I have a dataset that looks like the following:
year Gender VP
2023 Total 3
2023 F 2
2023 M 1
2022 Total 6
2022 F 4
2022 M 2
2021 Total 2
...
What I want to do is generate a variable VP_per
that gives me the female percentage of VPs for every year.
Basically something that looks like
bysort year gender : gen VP_per = VP if gender==1 / VP if gender==2
where 1 is the numeric value for Female and 2 is the numeric value for Total.
Your data layout -- in which subtotals are held in separate observations -- is not especially suitable for most Stata purposes, but it can be accommodated.
Here is some technique, which can be modified for numeric variables with value labels.
clear
input int Year str5 Gender byte VP
2023 "Total" 3
2023 "F" 2
2023 "M" 1
2022 "Total" 6
2022 "F" 4
2022 "M" 2
end
* this hinges on sorting F M Total
bysort Year (Gender) : gen wanted = 100 * VP[1] / VP[3]

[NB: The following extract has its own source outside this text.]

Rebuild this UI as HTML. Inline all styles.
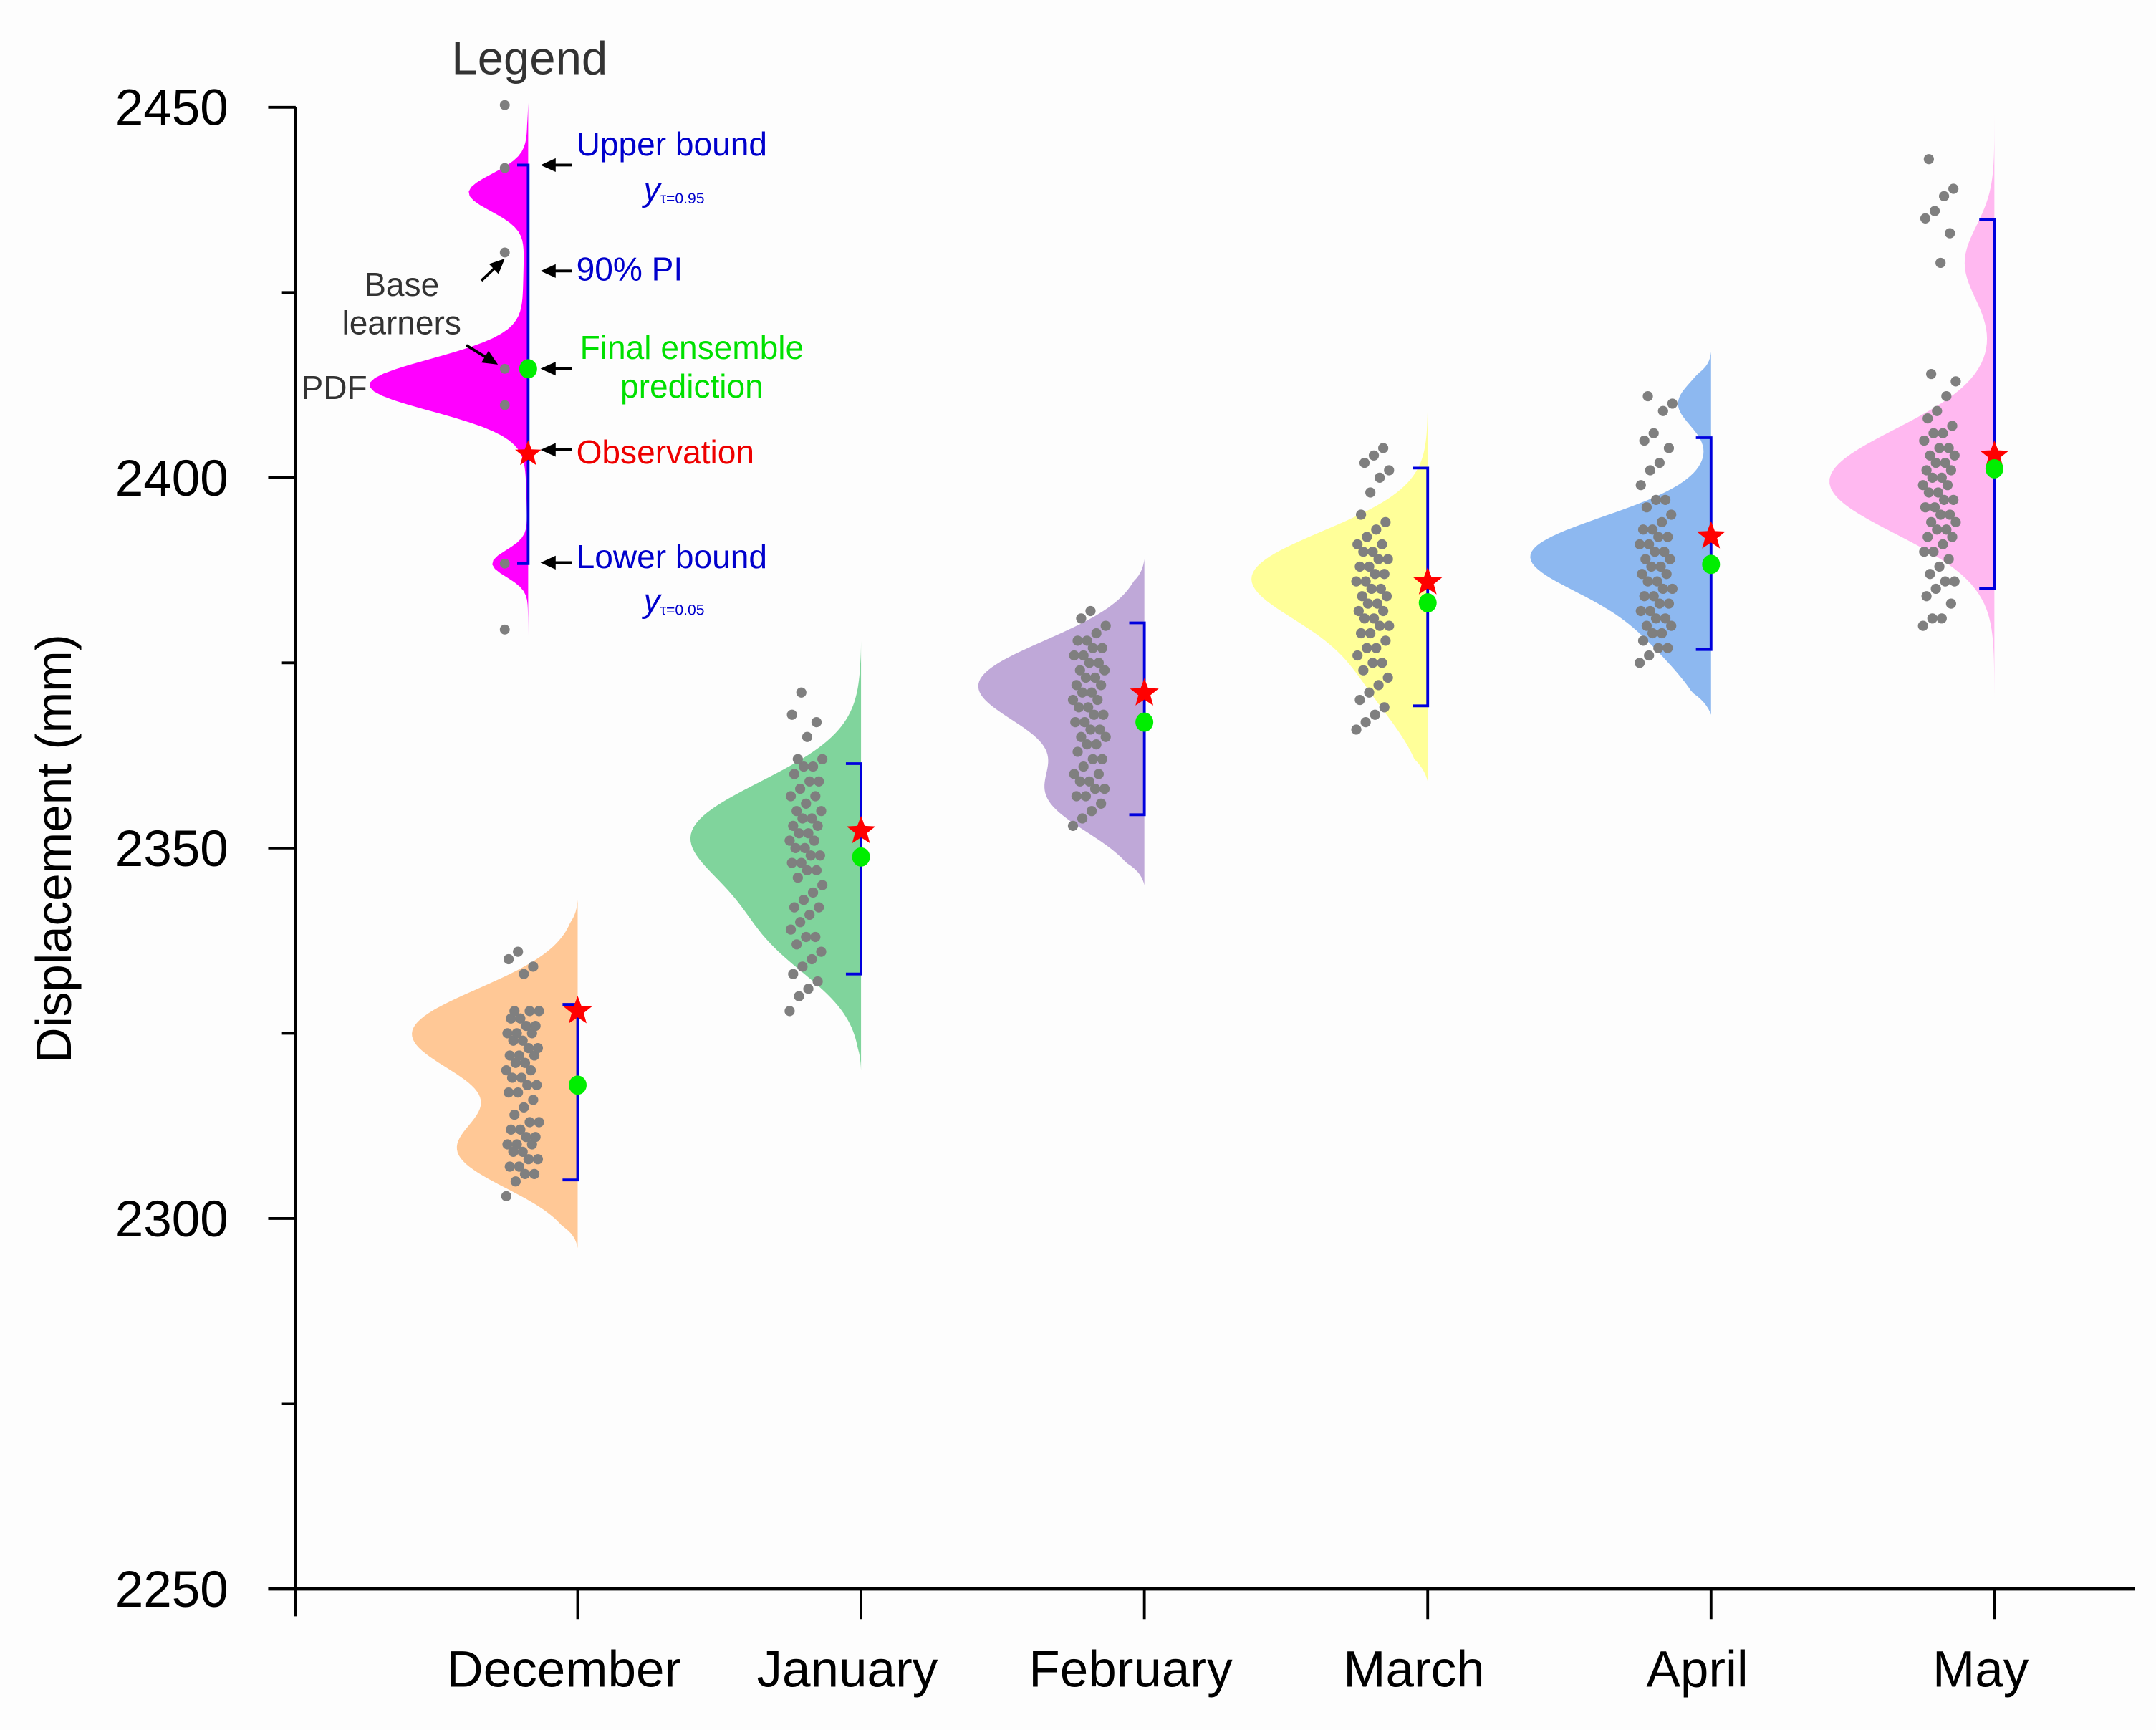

* need to modify for numeric variables
egen num = total(cond(Gender == "F", VP, .)), by(Year)
egen den = total(cond(Gender == "Total", VP, .)), by(Year)
gen wanted2 = 100 * num/den
If Gender
were numeric with 1 for Female and 2 for Total
egen num = total(cond(Gender == 1, VP, .)), by(Year)
egen den = total(cond(Gender == 2, VP, .)), by(Year)